La palabra -el verbo que significa de manera implacable- vuelve a quedar suspendida sin Juan Radrigán, el gran dramaturgo chileno que ha partido y que durante su vida fue también cargador de la Vega Central, cuidador de una salitrera, mecánico de una industria textil y de una fábrica de chocolates, albañil, dirigente sindical y vendedor de libros usados. "Mis personajes nacieron de los lugares donde trabajé. Eran mis lecturas vivientes".
Aunque Juan pensaba que la palabra es infecunda, pese a la amargura que eso le provocó, siguió escribiendo y escribiendo, un impulso que provino de leer "en los tristísimos ojos de mi madre (...) y en cientos de rostros y de cuerpos averiados por una implacable pobreza".
Él escribía por estupor; le extrañaba lo que sucedía y quería comprender, sumando en ese empeño al público "para comprender acompañado". ¿Qué motivaba tal estupor? Cosas sencillas y terribles. Un día, por ejemplo, vio a un ciego caminando, que no tenía bastón, y se le terminó la muralla que le servía de guía: "Nunca he visto una cara como esa. Nunca he visto un ser más perdido en el universo. Una soledad existencial tan espantosa. Me produjo algo tan fuerte que tengo que decir algo sobre ese hecho atroz, tan injusto, por qué existe un tipo así... Mis obras nacen como un sentimiento de rebelión".
Juan no escribía de cualquier cosa, pero cualquier cosa adquiría en él un carácter que evidenciaba el destino trágico de los seres que viven en esta Tierra. Su obra está poblada de vagabundos, proletarios y prostitutas, hombres y mujeres solos, expresados sin embargo a través de un lenguaje poético-dramático superior. Ciudadanos de cualquier parte y también muy chilenos, a los que definía como "fundamentalmente ambiguos y melancólicos". Nunca fue obvio Juan Radrigán, como tantos otros representantes del teatro chileno marcado por los problemas sociales y políticos del siglo XX.
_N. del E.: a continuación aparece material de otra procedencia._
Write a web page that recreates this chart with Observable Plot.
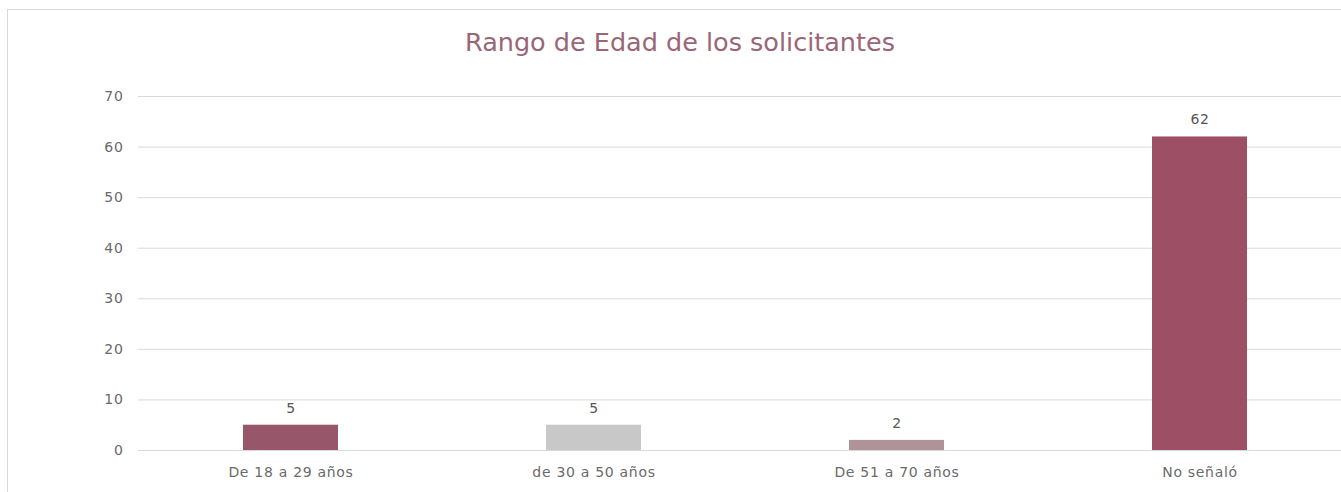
<!DOCTYPE html>
<html>
<head>
<meta charset="utf-8">
<script src="https://cdn.jsdelivr.net/npm/d3@7"></script>
<script src="https://cdn.jsdelivr.net/npm/@observablehq/plot@0.6"></script>
<style>
  html, body { margin: 0; padding: 0; background: #fff; overflow: hidden; width: 1341px; height: 492px; }
  #frame { position: absolute; left: 7px; top: 9px; width: 1400px; height: 600px; border-left: 1px solid #d9d9d9; border-top: 1px solid #d9d9d9; }
  #title { position: absolute; left: 0; top: 27px; width: 1360px; text-align: center; font-family: "DejaVu Sans", sans-serif; font-size: 25.5px; line-height: 30px; color: #9a6677; font-weight: 400; }
  #chart { position: absolute; left: 0; top: 70px; width: 1352px; }
  #chart svg { max-width: none !important; }
  #chart text { letter-spacing: 0.7px; }
</style>
</head>
<body>
<div id="frame"></div>
<div id="title">Rango de Edad de los solicitantes</div>
<div id="chart"></div>
<script>
const categories = ["De 18 a 29 años", "de 30 a 50 años", "De 51 a 70 años", "No señaló"];
const values = [5, 5, 2, 62];
const colors = ["#97566a", "#c8c8c8", "#b09398", "#9d4f66"];
const yTicks = [0, 10, 20, 30, 40, 50, 60, 70];

const data = categories.map((c, i) => ({category: c, value: values[i]}));

const plot = Plot.plot({
  width: 1352,
  height: 422,
  marginTop: 26,
  marginBottom: 42,
  marginLeft: 138,
  marginRight: 0,
  style: {fontFamily: "'DejaVu Sans', sans-serif", fontSize: "14px", color: "#666", background: "transparent", maxWidth: "none"},
  x: {domain: categories, paddingInner: 0.687, paddingOuter: 0.3435, label: null},
  y: {domain: [0, 70], ticks: yTicks, label: null},
  color: {domain: categories, range: colors},
  marks: [
    Plot.ruleY(yTicks, {stroke: "#d9d9d9", strokeWidth: 1}),
    Plot.barY(data, {x: "category", y: "value", fill: "category"}),
    Plot.text(data, {x: "category", y: "value", text: d => String(d.value), dy: -17, fill: "#555", fontSize: 14}),
    Plot.axisX({tickSize: 0, tickPadding: 17, fontSize: 14, fill: "#6a6a6a"}),
    Plot.axisY({ticks: yTicks, tickSize: 0, tickPadding: 15, fontSize: 14, fill: "#6a6a6a"})
  ]
});
document.getElementById("chart").appendChild(plot);
</script>
</body>
</html>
Quizás es por eso que habiendo creado la compañía El Telón en pleno gobierno de Pinochet, nunca tuvo problemas: "Yo creo que nos ayudó mucho ser anónimos. Los diarios no nos pescaban". Esa vocación de anonimato lo acompañó toda su vida, como también la decepción después del triunfo del No. Así lo decía él mismo: "Vino la democracia, se asomó al umbral, miró y no se quedó porque no le gustó... Y en eso está, esperando allá afuera. Está en el exilio. Yo me exilié en mi casa; dos o tres años sin escribir. Cuando Pinochet escondió la cara y se produjo ese remedo de democracia, la gente se quedó en un espacio de nadie. ¿Qué se escribe? ¿Había por qué escribir?".
Juan Radrigán recordaba a menudo que nunca el teatro estuvo más unido que durante la dictadura -"Espero que no tenga que haber otro Pinochet", bromeaba-, y que en esos años la relación entre actores, directores y dramaturgos "tenía algo de hermoso. No de estarse pelando unos a otros, como ahora. Si esto es ya una especie de selva; hay que estrenar y quedarse calladito y que nadie lo vaya a ver", dijo en 2001. Sus obras están cruzadas por el dolor de hogar y la defensa de la dignidad a toda costa, "de algo que nos libere de la condición humillada. Dolor de hogar: ausencia de hogar, los personajes o lo han perdido o nunca lo han tenido". Por eso es que descubrió que Luzbel, el protagonista de su obra "El Príncipe Desolado", era el ser más abandonado de todos: "Es el más trágico de todos (mis personajes), porque no tiene espacio en este mundo. Toda la tierra se presume de Dios, para los católicos. Y, además, Luzbel es inmortal. Lo fregaron. Seres así hay, que nacen en desventaja".
Juan Radrigán vivió en medio de grandes cuestionamientos. Pero escribió y escribió persiguiendo una luz, y la luz estaba dentro de sí. Tenía esperanza, en suma, aunque le costaba darle ese nombre: "Está la esperanza y la desesperanza y, en medio, la inesperanza. Lo que no existe. Chapotear ahí. En eso estamos".